Como intuitivo, não se tem ainda por aplicável a Teoria do Trapézio, prelecionada pela professora Flávia Piovesan, no sentido de que o ápice do ordenamento de cada país é ocupado pela Constituição e pelos tratados sobre Direitos Humanos; ao revés, a hierarquia das normas internacionais no ordenamento ainda se dispõe no tradicional formato piramidal, conforme recorte a seguir:
1. Supraconstitucionalidade: não só os tratados e convenções de Direitos Humanos, mas alusivos a qualquer matéria, estariam acima da Constituição, na forma dos arts. 29 e 46 da Convenção de Viena, entendimento, até aqui, nunca adotado pelo Supremo Tribunal Federal;
2. Constitucionalidade: os tratados de Direitos Humanos têm natureza de norma constitucional, como se vê na Convenção de Nova York e protocolo facultativo (2009) e Tratado de Marraqueche (2015), os três submetidos à votação qualificada do art. 5º, § 3º da CF;
3. Supralegalidade: a Corte Excelsa adotou esse critério indistintamente, para qualquer tratado, até 1977. Atualmente, estão acima das normas infraconstitucionais os tratados de:
3.1. Direitos Humanos, incorporados antes da EC 45/2004 e, após a reforma constitucional, sob o rito de Lei Ordinária (STF, HC 87.585/TO e HC 96.772/SP);
3.2. Direito Tributário (art. 98 do CTN) (RE 22.096) – o STJ, por seu turno, já decidiu, quanto a tratados atinentes a bitributação, haver revogação funcional da norma interna, em expressão cunhada pelo professor Heleno Torres, "o que torna as normas internas relativamente inaplicáveis àquelas situações previstas no tratado internacional, envolvendo pessoas, situações e relações jurídicas específicas, mas não acarreta a revogação, stricto sensu, da norma para as demais situações jurídicas a envolver elementos não relacionados aos Estados contratantes" (REsp 1.161.467-RS);
3.3. Transporte Internacional (art. 178 da CF) (RE 636331 e ARE 766618);
4. Infraconstitucionalidade: fora dos casos acima, os demais tratados assemelham-se a Leis Ordinárias, submetidos a controle de constitucionalidade tal (art. 102, III, "b") (RE 80.004, RHC 79785 e ADI-MC 1.480-3).

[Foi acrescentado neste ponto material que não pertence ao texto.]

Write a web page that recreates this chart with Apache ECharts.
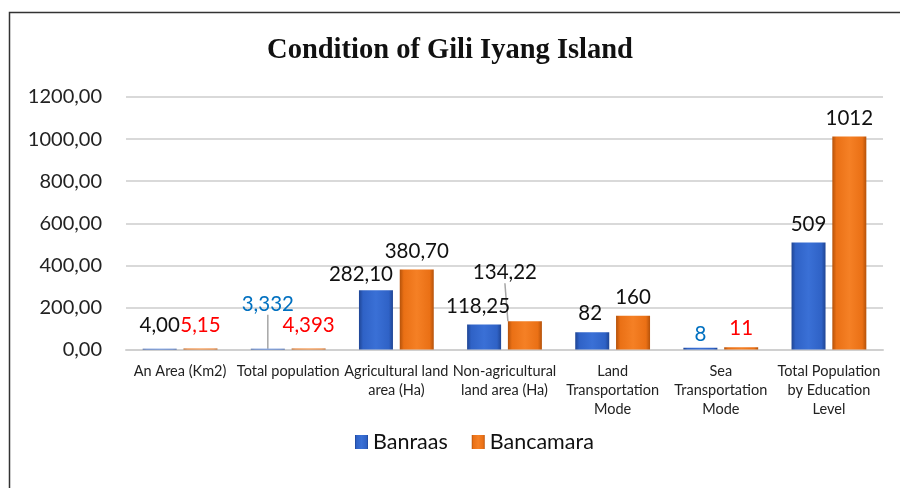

Por fim, cumpre salientar que o Estado Brasileiro, com pioneirismo, adotou a Agenda 2030 como meta institucional do Poder Judiciário (Meta 9/2020 – CNJ), o que, em tese, poderá representar um rearranjo da hierarquia acima, tendo em vista a possibilidade de um diálogo direto com julgados de cortes internacionais e tratados e convenções em matéria de Direitos Humanos.